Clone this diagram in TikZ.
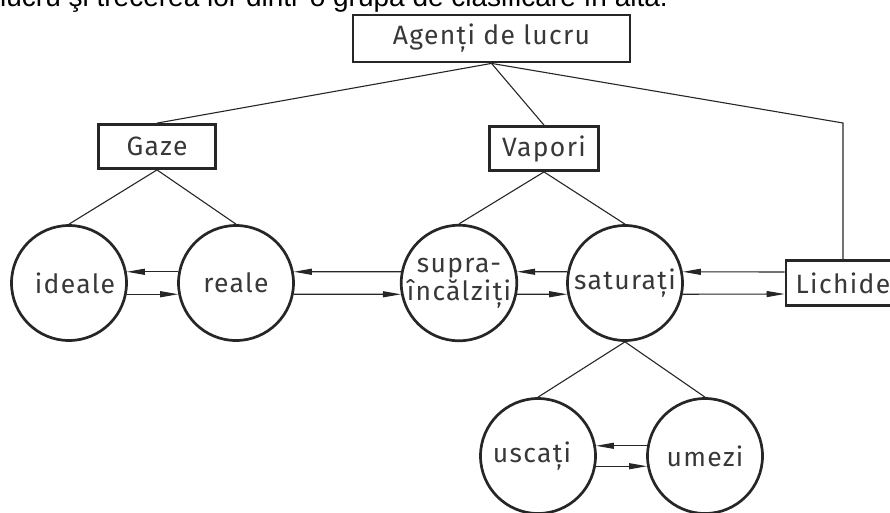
\documentclass[tikz,border=0pt]{standalone}
\usepackage{fontspec}
\setmainfont{Liberation Sans}
\newfontfamily\diafont[LetterSpace=5]{Fira Sans}
\usetikzlibrary{arrows.meta}
\definecolor{linegray}{HTML}{262626}
\definecolor{txtgray}{HTML}{383838}
\begin{document}
\begin{tikzpicture}[x=1pt,y=-1pt,
  lbl/.style={font=\diafont\fontsize{26.5}{28}\selectfont, text=txtgray},
  boxnode/.style={draw=linegray, line width=2.8pt, inner sep=0pt, lbl},
  circ/.style={circle, draw=linegray, line width=2.7pt, minimum size=115pt, inner sep=0pt, lbl},
  conn/.style={draw=linegray, line width=1.1pt},
  arr/.style={conn, -{Triangle[length=18pt,width=6pt]}}
]
\useasboundingbox (0,0) rectangle (890,512);

% partially visible caption line at the top
\node[anchor=base west, inner sep=0pt, font=\fontsize{28}{30}\selectfont] (caption) at (0,6.5)
  {lucru şi trecerea lor dintr-o grupă de clasificare în alta.};

% boxes
\node[boxnode, minimum width=277pt, minimum height=47pt] (agenti) at (491.5,38.5) {Agenți de lucru};
\node[boxnode, minimum width=117pt, minimum height=44pt] (gaze) at (157,146.5) {Gaze};
\node[boxnode, minimum width=109pt, minimum height=44pt] (vapori) at (544,148.5) {Vapori};
\node[boxnode, minimum width=114pt, minimum height=45pt] (lichide) at (843,283) {Lichide};

% circles
\node[circ] (ideale) at (69,283) {\hspace*{12pt}ideale};
\node[circ] (reale) at (236,283) {reale};
\node[circ, align=center] (supra) at (459,283) {supra-\\încălziți};
\node[circ] (saturati) at (625,283) {saturați};
\node[circ] (uscati) at (538,456) {uscați\hspace*{12pt}};
\node[circ] (umezi) at (705,456) {umezi};

% tree connectors
\coordinate (k) at (843,123);
\draw[conn] (agenti.south) -- (gaze.north);
\draw[conn] (agenti.south) -- (vapori.north);
\draw[conn] (agenti.south) -- (k) -- (lichide.north);
\draw[conn] (gaze.south) -- (ideale.north);
\draw[conn] (gaze.south) -- (reale.north);
\draw[conn] (vapori.south) -- (supra.north);
\draw[conn] (vapori.south) -- (saturati.north);
\draw[conn] (saturati.south) -- (uscati.north);
\draw[conn] (saturati.south) -- (umezi.north);

% transition arrows
\draw[arr] (reale.169) -- (ideale.11);
\draw[arr] (ideale.-11) -- (reale.-169);
\draw[arr] (supra.169) -- (reale.11);
\draw[arr] (reale.-11) -- (supra.-169);
\draw[arr] (saturati.169) -- (supra.11);
\draw[arr] (supra.-11) -- (saturati.-169);
\draw[arr] ([yshift=11pt]lichide.west) -- (saturati.11);
\draw[arr] (saturati.-11) -- ([yshift=-11pt]lichide.west);
\draw[arr] (umezi.170) -- (uscati.10);
\draw[arr] (uscati.-10) -- (umezi.-170);
\end{tikzpicture}
\end{document}
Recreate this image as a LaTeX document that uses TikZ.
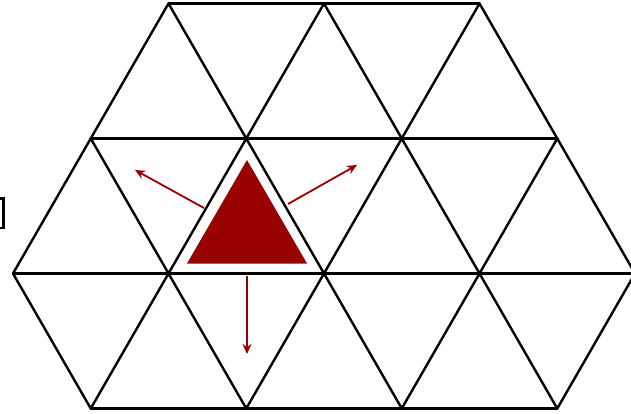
\documentclass[tikz,border=0pt]{standalone}
\usetikzlibrary{arrows.meta}
\definecolor{darkred}{HTML}{990000}
\tikzset{
  grid/.style={draw=black, line width=2.4pt, line join=round, line cap=round},
  pusharrow/.style={draw=darkred, line width=1.8pt, -{Stealth[length=10pt,width=9pt]}},
  tile/.style={fill=darkred, draw=none}
}
\begin{document}
\begin{tikzpicture}[x=1pt,y=-1pt]
\useasboundingbox (0,0) rectangle (631,414);
% lattice vertices
\coordinate (a1) at (168.5,3.5);
\coordinate (a2) at (324,3.5);
\coordinate (a3) at (479.5,3.5);
\coordinate (b1) at (90.75,138.5);
\coordinate (b2) at (246.25,138.5);
\coordinate (b3) at (401.75,138.5);
\coordinate (b4) at (557.25,138.5);
\coordinate (c1) at (13,273.5);
\coordinate (c2) at (168.5,273.5);
\coordinate (c3) at (324,273.5);
\coordinate (c4) at (479.5,273.5);
\coordinate (c5) at (635,273.5);
\coordinate (d1) at (90.75,408.5);
\coordinate (d2) at (246.25,408.5);
\coordinate (d3) at (401.75,408.5);
\coordinate (d4) at (557.25,408.5);
% horizontal lines
\draw[grid] (a1) -- (a3);
\draw[grid] (b1) -- (b4);
\draw[grid] (c1) -- (c5);
\draw[grid] (d1) -- (d4);
% row 0 to row 1
\draw[grid] (b1) -- (a1) -- (b2) -- (a2) -- (b3) -- (a3) -- (b4);
% row 1 to row 2
\draw[grid] (c1) -- (b1) -- (c2) -- (b2) -- (c3) -- (b3) -- (c4) -- (b4) -- (c5);
% row 2 to row 3
\draw[grid] (c1) -- (d1) -- (c2) -- (d2) -- (c3) -- (d3) -- (c4) -- (d4) -- (c5);
% red tile
\coordinate (t1) at (247,160);
\coordinate (t2) at (187,263.5);
\coordinate (t3) at (307,263.5);
\path[tile] (t1) -- (t2) -- (t3) -- cycle;
% arrows
\coordinate (l0) at (204,208);
\coordinate (l1) at (135,170);
\coordinate (r0) at (288,204);
\coordinate (r1) at (357,165);
\coordinate (s0) at (247,276);
\coordinate (s1) at (247,354);
\draw[pusharrow] (l0) -- (l1);
\draw[pusharrow] (r0) -- (r1);
\draw[pusharrow] (s0) -- (s1);
% bracket fragment at the left edge
\coordinate (k1) at (0,198.5);
\coordinate (k2) at (3.5,198.5);
\coordinate (k3) at (3.5,228);
\coordinate (k4) at (0,228);
\draw[black, line width=2.2pt] (k1) -- (k2) -- (k3) -- (k4);
\end{tikzpicture}
\end{document}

-------

Your task:
Restate every record exactly, please; do not copy the pictures.

In response:
Clone this diagram in TikZ.
\documentclass[tikz,border=0pt]{standalone}
\usepackage{fontspec}
\setmainfont{Liberation Sans}
\newfontfamily\diafont[LetterSpace=5]{Fira Sans}
\usetikzlibrary{arrows.meta}
\definecolor{linegray}{HTML}{262626}
\definecolor{txtgray}{HTML}{383838}
\begin{document}
\begin{tikzpicture}[x=1pt,y=-1pt,
  lbl/.style={font=\diafont\fontsize{26.5}{28}\selectfont, text=txtgray},
  boxnode/.style={draw=linegray, line width=2.8pt, inner sep=0pt, lbl},
  circ/.style={circle, draw=linegray, line width=2.7pt, minimum size=115pt, inner sep=0pt, lbl},
  conn/.style={draw=linegray, line width=1.1pt},
  arr/.style={conn, -{Triangle[length=18pt,width=6pt]}}
]
\useasboundingbox (0,0) rectangle (890,512);

% partially visible caption line at the top
\node[anchor=base west, inner sep=0pt, font=\fontsize{28}{30}\selectfont] (caption) at (0,6.5)
  {lucru şi trecerea lor dintr-o grupă de clasificare în alta.};

% boxes
\node[boxnode, minimum width=277pt, minimum height=47pt] (agenti) at (491.5,38.5) {Agenți de lucru};
\node[boxnode, minimum width=117pt, minimum height=44pt] (gaze) at (157,146.5) {Gaze};
\node[boxnode, minimum width=109pt, minimum height=44pt] (vapori) at (544,148.5) {Vapori};
\node[boxnode, minimum width=114pt, minimum height=45pt] (lichide) at (843,283) {Lichide};

% circles
\node[circ] (ideale) at (69,283) {\hspace*{12pt}ideale};
\node[circ] (reale) at (236,283) {reale};
\node[circ, align=center] (supra) at (459,283) {supra-\\încălziți};
\node[circ] (saturati) at (625,283) {saturați};
\node[circ] (uscati) at (538,456) {uscați\hspace*{12pt}};
\node[circ] (umezi) at (705,456) {umezi};

% tree connectors
\coordinate (k) at (843,123);
\draw[conn] (agenti.south) -- (gaze.north);
\draw[conn] (agenti.south) -- (vapori.north);
\draw[conn] (agenti.south) -- (k) -- (lichide.north);
\draw[conn] (gaze.south) -- (ideale.north);
\draw[conn] (gaze.south) -- (reale.north);
\draw[conn] (vapori.south) -- (supra.north);
\draw[conn] (vapori.south) -- (saturati.north);
\draw[conn] (saturati.south) -- (uscati.north);
\draw[conn] (saturati.south) -- (umezi.north);

% transition arrows
\draw[arr] (reale.169) -- (ideale.11);
\draw[arr] (ideale.-11) -- (reale.-169);
\draw[arr] (supra.169) -- (reale.11);
\draw[arr] (reale.-11) -- (supra.-169);
\draw[arr] (saturati.169) -- (supra.11);
\draw[arr] (supra.-11) -- (saturati.-169);
\draw[arr] ([yshift=11pt]lichide.west) -- (saturati.11);
\draw[arr] (saturati.-11) -- ([yshift=-11pt]lichide.west);
\draw[arr] (umezi.170) -- (uscati.10);
\draw[arr] (uscati.-10) -- (umezi.-170);
\end{tikzpicture}
\end{document}
Recreate this image as a LaTeX document that uses TikZ.
\documentclass[tikz,border=0pt]{standalone}
\usetikzlibrary{arrows.meta}
\definecolor{darkred}{HTML}{990000}
\tikzset{
  grid/.style={draw=black, line width=2.4pt, line join=round, line cap=round},
  pusharrow/.style={draw=darkred, line width=1.8pt, -{Stealth[length=10pt,width=9pt]}},
  tile/.style={fill=darkred, draw=none}
}
\begin{document}
\begin{tikzpicture}[x=1pt,y=-1pt]
\useasboundingbox (0,0) rectangle (631,414);
% lattice vertices
\coordinate (a1) at (168.5,3.5);
\coordinate (a2) at (324,3.5);
\coordinate (a3) at (479.5,3.5);
\coordinate (b1) at (90.75,138.5);
\coordinate (b2) at (246.25,138.5);
\coordinate (b3) at (401.75,138.5);
\coordinate (b4) at (557.25,138.5);
\coordinate (c1) at (13,273.5);
\coordinate (c2) at (168.5,273.5);
\coordinate (c3) at (324,273.5);
\coordinate (c4) at (479.5,273.5);
\coordinate (c5) at (635,273.5);
\coordinate (d1) at (90.75,408.5);
\coordinate (d2) at (246.25,408.5);
\coordinate (d3) at (401.75,408.5);
\coordinate (d4) at (557.25,408.5);
% horizontal lines
\draw[grid] (a1) -- (a3);
\draw[grid] (b1) -- (b4);
\draw[grid] (c1) -- (c5);
\draw[grid] (d1) -- (d4);
% row 0 to row 1
\draw[grid] (b1) -- (a1) -- (b2) -- (a2) -- (b3) -- (a3) -- (b4);
% row 1 to row 2
\draw[grid] (c1) -- (b1) -- (c2) -- (b2) -- (c3) -- (b3) -- (c4) -- (b4) -- (c5);
% row 2 to row 3
\draw[grid] (c1) -- (d1) -- (c2) -- (d2) -- (c3) -- (d3) -- (c4) -- (d4) -- (c5);
% red tile
\coordinate (t1) at (247,160);
\coordinate (t2) at (187,263.5);
\coordinate (t3) at (307,263.5);
\path[tile] (t1) -- (t2) -- (t3) -- cycle;
% arrows
\coordinate (l0) at (204,208);
\coordinate (l1) at (135,170);
\coordinate (r0) at (288,204);
\coordinate (r1) at (357,165);
\coordinate (s0) at (247,276);
\coordinate (s1) at (247,354);
\draw[pusharrow] (l0) -- (l1);
\draw[pusharrow] (r0) -- (r1);
\draw[pusharrow] (s0) -- (s1);
% bracket fragment at the left edge
\coordinate (k1) at (0,198.5);
\coordinate (k2) at (3.5,198.5);
\coordinate (k3) at (3.5,228);
\coordinate (k4) at (0,228);
\draw[black, line width=2.2pt] (k1) -- (k2) -- (k3) -- (k4);
\end{tikzpicture}
\end{document}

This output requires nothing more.